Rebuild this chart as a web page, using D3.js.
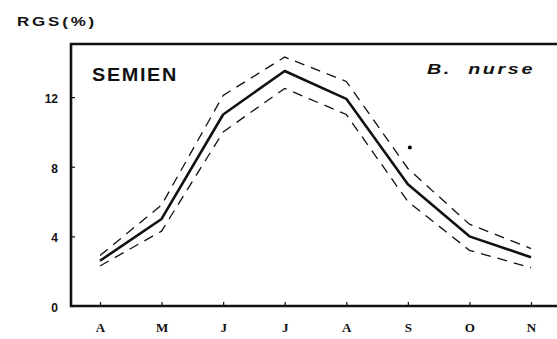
<!DOCTYPE html>
<html>
<head>
<meta charset="utf-8">
<script src="https://cdn.jsdelivr.net/npm/d3@7"></script>
<style>
  body { margin: 0; background: #fff; }
  text { font-family: "Liberation Sans", Arial, sans-serif; fill: #111; }
</style>
</head>
<body>
<div id="chart"></div>
<script>
// data
const months = ["A", "M", "J", "J ", "A ", "S", "O", "N"];
const mean  = [2.6, 5.0, 11.0, 13.5, 11.9, 7.0, 4.0, 2.8];
const upper = [2.9, 5.8, 12.1, 14.3, 12.9, 7.9, 4.7, 3.3];
const lower = [2.3, 4.3, 10.0, 12.5, 11.0, 6.0, 3.2, 2.2];
const outlier = [{month: "S", value: 9.1}];
const yTicks = [0, 4, 8, 12];

const margin = {top: 44, right: 0, bottom: 33, left: 71};
const width = 557 - margin.left - margin.right;
const height = 339 - margin.top - margin.bottom;

var svg = d3.select("#chart")
    .append("svg")
    .attr("width", 557)
    .attr("height", 339);

var g = svg.append("g")
    .attr("transform", "translate(" + margin.left + "," + margin.top + ")");

var x = d3.scalePoint()
    .domain(months)
    .range([29, 460]);

var y = d3.scaleLinear()
    .domain([0, 15.05])
    .range([height, 0]);

// axes
var xAxis = g.append("g")
    .attr("transform", "translate(0," + height + ")")
    .call(d3.axisBottom(x).tickSizeInner(-4).tickSizeOuter(0).tickPadding(17));
var yAxis = g.append("g")
    .call(d3.axisLeft(y).tickValues(yTicks).tickSizeInner(-4).tickSizeOuter(0).tickPadding(13));

[xAxis, yAxis].forEach(function(a) {
  a.select(".domain").remove();
  a.selectAll(".tick line").attr("stroke", "#111").attr("stroke-width", 1.2);
  a.selectAll(".tick text")
    .style("font-weight", "bold")
    .attr("fill", "#111");
});
xAxis.selectAll(".tick text")
    .text(d => d.trim())
    .style("font-size", "13px")
    .style("font-family", "'Liberation Serif', serif");
yAxis.selectAll(".tick text")
    .style("font-size", "12px")
    .style("font-family", "'Liberation Sans', sans-serif")
    .attr("dy", "0.45em");

// frame: left, bottom and top lines
g.append("path")
    .attr("d", "M" + (width + 2) + ",0H0V" + height + "H" + (width + 2))
    .attr("fill", "none")
    .attr("stroke", "#111")
    .attr("stroke-width", 2.6);

var line = d3.line()
    .x((d, i) => x(months[i]))
    .y(d => y(d));

g.append("path")
    .datum(upper)
    .attr("d", line)
    .attr("fill", "none")
    .attr("stroke", "#111")
    .attr("stroke-width", 1.3)
    .attr("stroke-dasharray", "10,7");

g.append("path")
    .datum(lower)
    .attr("d", line)
    .attr("fill", "none")
    .attr("stroke", "#111")
    .attr("stroke-width", 1.3)
    .attr("stroke-dasharray", "10,7");

g.append("path")
    .datum(mean)
    .attr("d", line)
    .attr("fill", "none")
    .attr("stroke", "#111")
    .attr("stroke-width", 2.6)
    .attr("stroke-linejoin", "round");

g.selectAll(".dot")
    .data(outlier)
    .enter().append("circle")
    .attr("cx", d => x(d.month) + 2)
    .attr("cy", d => y(d.value))
    .attr("r", 2);

// labels (wide lettering, stretched to the original width)
svg.append("text")
    .attr("x", 17)
    .attr("y", 26)
    .attr("textLength", 80)
    .attr("lengthAdjust", "spacingAndGlyphs")
    .style("font-size", "12px")
    .style("font-weight", "bold")
    .style("letter-spacing", "2px")
    .text("RGS(%)");

svg.append("text")
    .attr("x", 92)
    .attr("y", 81)
    .attr("textLength", 86)
    .attr("lengthAdjust", "spacingAndGlyphs")
    .style("font-size", "18px")
    .style("font-weight", "bold")
    .style("letter-spacing", "1.5px")
    .text("SEMIEN");

svg.append("text")
    .attr("x", 427)
    .attr("y", 74)
    .attr("textLength", 108)
    .attr("lengthAdjust", "spacingAndGlyphs")
    .style("font-size", "15px")
    .style("font-weight", "bold")
    .style("font-style", "italic")
    .style("letter-spacing", "2px")
    .attr("xml:space", "preserve")
    .text("B.  nurse");
</script>
</body>
</html>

*****

• [The request]
Replicate the material above verbatim; images stay out of the copy.

• [Output for this exercise]
Rebuild this chart as a web page, using D3.js.
<!DOCTYPE html>
<html>
<head>
<meta charset="utf-8">
<script src="https://cdn.jsdelivr.net/npm/d3@7"></script>
<style>
  body { margin: 0; background: #fff; }
  text { font-family: "Liberation Sans", Arial, sans-serif; fill: #111; }
</style>
</head>
<body>
<div id="chart"></div>
<script>
// data
const months = ["A", "M", "J", "J ", "A ", "S", "O", "N"];
const mean  = [2.6, 5.0, 11.0, 13.5, 11.9, 7.0, 4.0, 2.8];
const upper = [2.9, 5.8, 12.1, 14.3, 12.9, 7.9, 4.7, 3.3];
const lower = [2.3, 4.3, 10.0, 12.5, 11.0, 6.0, 3.2, 2.2];
const outlier = [{month: "S", value: 9.1}];
const yTicks = [0, 4, 8, 12];

const margin = {top: 44, right: 0, bottom: 33, left: 71};
const width = 557 - margin.left - margin.right;
const height = 339 - margin.top - margin.bottom;

var svg = d3.select("#chart")
    .append("svg")
    .attr("width", 557)
    .attr("height", 339);

var g = svg.append("g")
    .attr("transform", "translate(" + margin.left + "," + margin.top + ")");

var x = d3.scalePoint()
    .domain(months)
    .range([29, 460]);

var y = d3.scaleLinear()
    .domain([0, 15.05])
    .range([height, 0]);

// axes
var xAxis = g.append("g")
    .attr("transform", "translate(0," + height + ")")
    .call(d3.axisBottom(x).tickSizeInner(-4).tickSizeOuter(0).tickPadding(17));
var yAxis = g.append("g")
    .call(d3.axisLeft(y).tickValues(yTicks).tickSizeInner(-4).tickSizeOuter(0).tickPadding(13));

[xAxis, yAxis].forEach(function(a) {
  a.select(".domain").remove();
  a.selectAll(".tick line").attr("stroke", "#111").attr("stroke-width", 1.2);
  a.selectAll(".tick text")
    .style("font-weight", "bold")
    .attr("fill", "#111");
});
xAxis.selectAll(".tick text")
    .text(d => d.trim())
    .style("font-size", "13px")
    .style("font-family", "'Liberation Serif', serif");
yAxis.selectAll(".tick text")
    .style("font-size", "12px")
    .style("font-family", "'Liberation Sans', sans-serif")
    .attr("dy", "0.45em");

// frame: left, bottom and top lines
g.append("path")
    .attr("d", "M" + (width + 2) + ",0H0V" + height + "H" + (width + 2))
    .attr("fill", "none")
    .attr("stroke", "#111")
    .attr("stroke-width", 2.6);

var line = d3.line()
    .x((d, i) => x(months[i]))
    .y(d => y(d));

g.append("path")
    .datum(upper)
    .attr("d", line)
    .attr("fill", "none")
    .attr("stroke", "#111")
    .attr("stroke-width", 1.3)
    .attr("stroke-dasharray", "10,7");

g.append("path")
    .datum(lower)
    .attr("d", line)
    .attr("fill", "none")
    .attr("stroke", "#111")
    .attr("stroke-width", 1.3)
    .attr("stroke-dasharray", "10,7");

g.append("path")
    .datum(mean)
    .attr("d", line)
    .attr("fill", "none")
    .attr("stroke", "#111")
    .attr("stroke-width", 2.6)
    .attr("stroke-linejoin", "round");

g.selectAll(".dot")
    .data(outlier)
    .enter().append("circle")
    .attr("cx", d => x(d.month) + 2)
    .attr("cy", d => y(d.value))
    .attr("r", 2);

// labels (wide lettering, stretched to the original width)
svg.append("text")
    .attr("x", 17)
    .attr("y", 26)
    .attr("textLength", 80)
    .attr("lengthAdjust", "spacingAndGlyphs")
    .style("font-size", "12px")
    .style("font-weight", "bold")
    .style("letter-spacing", "2px")
    .text("RGS(%)");

svg.append("text")
    .attr("x", 92)
    .attr("y", 81)
    .attr("textLength", 86)
    .attr("lengthAdjust", "spacingAndGlyphs")
    .style("font-size", "18px")
    .style("font-weight", "bold")
    .style("letter-spacing", "1.5px")
    .text("SEMIEN");

svg.append("text")
    .attr("x", 427)
    .attr("y", 74)
    .attr("textLength", 108)
    .attr("lengthAdjust", "spacingAndGlyphs")
    .style("font-size", "15px")
    .style("font-weight", "bold")
    .style("font-style", "italic")
    .style("letter-spacing", "2px")
    .attr("xml:space", "preserve")
    .text("B.  nurse");
</script>
</body>
</html>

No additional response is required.